After coaxing a timid "hi" out of the audience, Rocha smiles politely, introduces herself and begins to tell the story of her life in New York. Through her thick yet soothing Brazilian accent she explains that she is actor in Brazil who moved to New York and started cleaning houses in order to survive. She discusses the trusting, honest, and deep relationships she has formed with her clients, and tells us "With me, they are just the way they are."
Rocha takes her audience with a gentle hand through a series of vignettes that span her career. Her writing is compelling, her voice is hypnotizing, and her tender, confident, compassionate personality shines through. The audience can't help but get swept away in the richness of her experiences and in her animated storytelling. Thanks to Nena Inoue's careful direction and lighting by David Zeffren and Amy Harper, Rocha's stories are focused, concise and full of infinite energy.
Through these stories, audiences learn about the job itself, Rocha's relationships with her clients, and the incredible amount of trust involved in cleaning the homes of complete strangers. She invites us in to the more humiliating side of the job through a hilarious story in which she was dog-sitting for a client who was away on business and the dogs both died one night together in the same bed. She says, with a horrified look, that she was asked to transport the dead dogs to the veterinarian in a black garbage bag because the owner wanted their bodies frozen. In several other stories, she spills the beans about her clients' dirty little secrets, like the obsessively clean "Mr. Perfect," who had an armoire full of harnesses, studded dog collars, handcuffs, and whips as well as a colorful potpourri of sex toys.

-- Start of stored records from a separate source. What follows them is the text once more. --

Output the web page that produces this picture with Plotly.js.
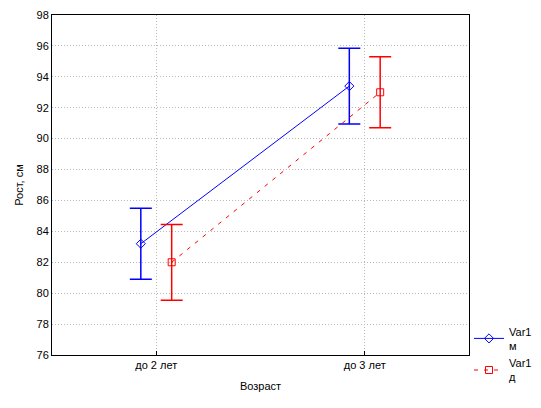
<!DOCTYPE html>
<html><head><meta charset="utf-8">
<script src="https://cdn.plot.ly/plotly-3.0.1.min.js"></script>
<style>html,body{margin:0;padding:0;background:#fff}#c{width:541px;height:408px}</style>
</head><body><div id="c"></div>
<script>
const categories = ["до 2 лет", "до 3 лет"];
const catPos = [0, 1];
const seriesNames = ["Var1<br>м", "Var1<br>д"];
const maleMean = [83.2, 93.4];
const maleErr = [2.3, 2.45];
const femaleMean = [82.0, 93.0];
const femaleErr = [2.45, 2.3];
const yTicks = [76, 78, 80, 82, 84, 86, 88, 90, 92, 94, 96, 98];

const off = 0.074;
const traces = [
  {x: catPos.map(v => v - off), y: maleMean, name: seriesNames[0], type: "scatter", mode: "lines+markers",
   line: {color: "#0000ff", width: 1},
   marker: {symbol: "diamond-open", size: 7, color: "#0000ff", line: {width: 1}},
   error_y: {type: "data", array: maleErr, visible: true, color: "#0000ff", thickness: 1.5, width: 11}},
  {x: catPos.map(v => v + off), y: femaleMean, name: seriesNames[1], type: "scatter", mode: "lines+markers",
   line: {color: "#ff0000", width: 1, dash: "4px,6px"},
   marker: {symbol: "square-open", size: 7, color: "#ff0000", line: {width: 1}},
   error_y: {type: "data", array: femaleErr, visible: true, color: "#ff0000", thickness: 1.5, width: 11}}
];
const layout = {
  width: 541, height: 408,
  margin: {l: 52, r: 72, t: 15, b: 53, autoexpand: false},
  paper_bgcolor: "#fff", plot_bgcolor: "#fff",
  font: {family: "Liberation Sans, Arial, sans-serif", size: 11, color: "#000"},
  showlegend: true,
  legend: {x: 1.0, xanchor: "left", y: 0.11, yanchor: "top", font: {size: 11}, bgcolor: "rgba(0,0,0,0)",
           tracegroupgap: 2, itemwidth: 30},
  xaxis: {range: [-0.5, 1.5], tickvals: catPos, ticktext: categories, showgrid: true,
          gridcolor: "#b8b8b8", griddash: "1px,2px", gridwidth: 1, zeroline: false,
          showline: true, linecolor: "#000", linewidth: 1, mirror: true, ticks: "inside", ticklen: 4, tickcolor: "#000",
          title: {text: "Возраст", font: {size: 11}, standoff: 12}},
  yaxis: {range: [76, 98], tickvals: yTicks, showgrid: true, gridcolor: "#b8b8b8", griddash: "1px,2px", gridwidth: 1,
          zeroline: false, showline: true, linecolor: "#000", linewidth: 1, mirror: true, ticks: "",
          title: {text: "Рост, см", font: {size: 11}, standoff: 10}}
};
Plotly.newPlot("c", traces, layout, {displayModeBar: false, staticPlot: true});
</script></body></html>
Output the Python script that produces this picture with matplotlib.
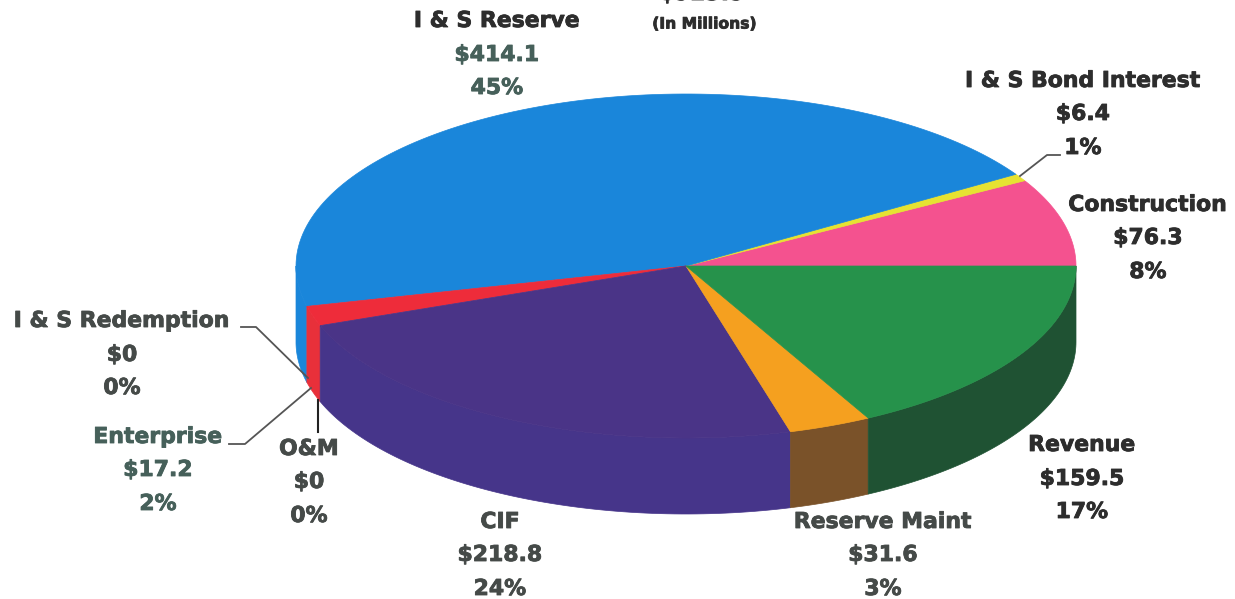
import numpy as np
import matplotlib
matplotlib.use("Agg")
import matplotlib.pyplot as plt
import matplotlib.patheffects as pe

plt.rcParams['font.family'] = ['DejaVu Sans']

# Fund balances in millions, counter-clockwise from the east edge of the pie
funds = ["Construction", "I & S Bond Interest", "I & S Reserve", "I & S Redemption",
         "Enterprise", "O&M", "CIF", "Reserve Maint", "Revenue"]
balances = [76.3, 6.4, 414.1, 0, 17.2, 0, 218.8, 31.6, 159.5]
top_colors = ["#f4528f", "#e6e232", "#1a86da", "#ee2c3a", "#ee2c3a", "#4a3487",
              "#4a3487", "#f5a01f", "#26924b"]
side_colors = ["#c0406f", "#b0ad20", "#1a86da", "#e8303a", "#e8303a", "#46358a",
               "#46358a", "#7a5229", "#1f5233"]
total_label = "$923.5"
units_label = "(In Millions)"

DARK = "#2d2d2d"
GREY = "#454a48"
SLATE = "#46605a"

# center x, y of the three lines, colour of name and colour of the value lines
label_layout = {
    "I & S Reserve": (497, (21, 55, 88), DARK, SLATE),
    "I & S Bond Interest": (1083, (81, 114, 148), DARK, DARK),
    "Construction": (1148, (205, 238, 272), DARK, DARK),
    "Revenue": (1082, (445, 479, 512), DARK, DARK),
    "Reserve Maint": (883, (522, 555, 589), GREY, GREY),
    "CIF": (500, (522, 555, 589), GREY, GREY),
    "O&M": (309, (449, 482, 516), GREY, GREY),
    "Enterprise": (158, (437, 470, 504), SLATE, SLATE),
    "I & S Redemption": (122, (321, 355, 388), GREY, GREY),
}

CX, CY = 686, 266
RX, RY = 390, 172
DEPTH = 76
FONT = 15.8


def ellipse(deg):
    t = np.radians(deg)
    return CX + RX * np.cos(t), CY - RY * np.sin(t)


def label(x, y, s, color, size=FONT):
    # thin outline in the text colour makes the bold heavier
    ax.text(x, y, s, ha="center", va="center", fontsize=size, fontweight="bold", color=color,
            path_effects=[pe.withStroke(linewidth=0.6, foreground=color)])


fig = plt.figure(figsize=(12.35, 5.99), dpi=100)
ax = fig.add_axes([0, 0, 1, 1])
ax.set_xlim(0, 1235)
ax.set_ylim(599, 0)
ax.axis("off")

total = sum(balances)
edges = np.concatenate([[0], np.cumsum(balances)]) / total * 360

# sides first, only the front half of the rim shows
for i in range(len(funds)):
    a, b = max(edges[i], 180), max(edges[i + 1], 180)
    if b <= a:
        continue
    x, y = ellipse(np.linspace(a, b, 80))
    ax.fill(np.r_[x, x[::-1]], np.r_[y, y[::-1] + DEPTH], color=side_colors[i], lw=0.5)

# top faces
for i in range(len(funds)):
    if balances[i] == 0:
        continue
    x, y = ellipse(np.linspace(edges[i], edges[i + 1], 120))
    ax.fill(np.r_[CX, x], np.r_[CY, y], color=top_colors[i], lw=0.5)

# leader lines
ax.plot([1060, 1047, 1020], [155, 155, 176], color="#555555", lw=1.3)
ax.plot([241, 256, 308], [327, 327, 378], color="#555555", lw=1.3)
ax.plot([229, 245, 311], [444, 444, 388], color="#555555", lw=1.3)
ax.plot([318, 318], [400, 432], color="#222222", lw=1.5)

for name, value in zip(funds, balances):
    cx, ys, name_color, value_color = label_layout[name]
    label(cx, ys[0], name, name_color)
    label(cx, ys[1], f"${value:g}", value_color)
    label(cx, ys[2], f"{value / total * 100:.0f}%", value_color)

# heading sits at the very top, its first line runs off the edge
label(702, -6, total_label, DARK)
label(704, 24, units_label, DARK, size=11.2)

fig.savefig("out.png", dpi=100)
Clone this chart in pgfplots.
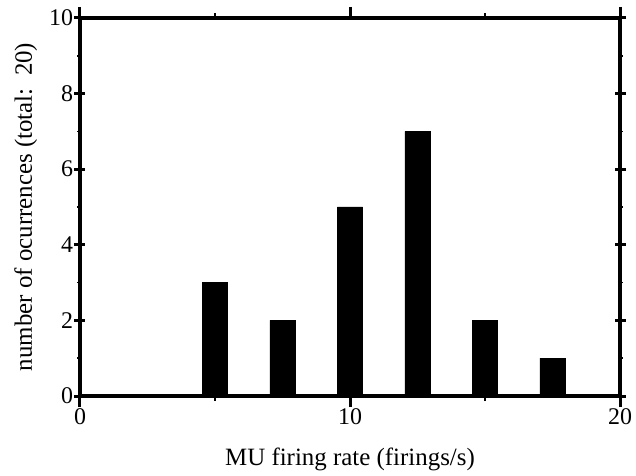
\documentclass[border=0pt]{standalone}
\usepackage{fontspec}
\setmainfont{Liberation Serif}
\usepackage{pgfplots}
\pgfplotsset{compat=1.18}
\begin{document}
\begin{tikzpicture}[x=1bp,y=1bp]
\begin{axis}[
  name=ax,
  at={(0bp,0bp)}, anchor=south west,
  scale only axis,
  width=540bp, height=378bp,
  xmin=0, xmax=20, ymin=0, ymax=10,
  xtick={0,10,20}, ytick={0,2,4,6,8,10},
  minor x tick num=1, minor y tick num=1,
  tick align=center,
  major tick length=11bp, minor tick length=5bp,
  major tick style={black, line width=3bp},
  minor tick style={black, line width=1.5bp},
  axis line style={line width=3.5bp},
  /pgf/number format/assume math mode=true,
  ticklabel style={font=\fontsize{24}{28}\selectfont},
  label style={font=\fontsize{25}{29}\selectfont},
  xticklabel style={yshift=2bp},
  yticklabel style={xshift=2bp},
  xlabel={MU firing rate (firings/s)},
  ylabel={number of ocurrences (total:\ \ 20)},
  xlabel style={yshift=-16bp},
  ylabel style={yshift=5bp},
  ybar, bar width=0.93,
]
\addplot[fill=black, draw=black, line width=0.4pt] coordinates {
  (5,3) (7.5,2) (10,5) (12.5,7) (15,2) (17.5,1)
};
\end{axis}
% heavy frame around the plot area
\draw[line width=4bp, line cap=rect] (ax.south west) rectangle (ax.north east);
\pgfresetboundingbox
\path (-80bp,-80bp) rectangle (556bp,396bp);
\end{tikzpicture}
\end{document}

The stories are filled with lightness and humor because of Rocha's forgiving take on the unfortunate incidents she retells, but there is also a great deal of sadness that pervades the play. We hear about sickness that she has witnessed, loneliness that she has tried to cure, and the deaths that she was present for. She tells a particularly poignant story about how she watched a babysitter neglect the only child of one of her clients. She attempted to warn the mother but was ignored, and when the mother finally witnessed the abuse for herself, she didn't even attempt to thank Rocha for bringing it to her attention.
The theme of ingratitude runs strongly throughout the play. But, in the final story, we get the impression that Rocha finds her own small ways of feeling appreciated for all of the work she does. She tells a sweet story about how she removed a baby mouse from a glue trap and helped it find its mother. Rocha adds a little dash of fantasy and tells audiences about the little mouse's token of thanks: a piece of cheese from the upstairs neighbor. So there you have it: our experience is what we make it. Rocha seems to forgive and forget and celebrate the intimacies of our lives.
As my day was coming to a close, and as Rocha took a bow, I started to take notice of the infinitely complex lives of the people around me. I wondered about where they were off to, whether they had a good day or not, whether they had cleaned houses that day, or witnessed someone die, or whether they were sick. I made it a point to say thank you to the man who opened the door for me. And I started thinking about the lives of those thousands of people; their loved ones at home, their odd adventures, their jobs and their careers, their passions, their dreams—and I make it a point to smile more. This is a powerful, illuminating play, one that I hope you will enjoy as much as I did.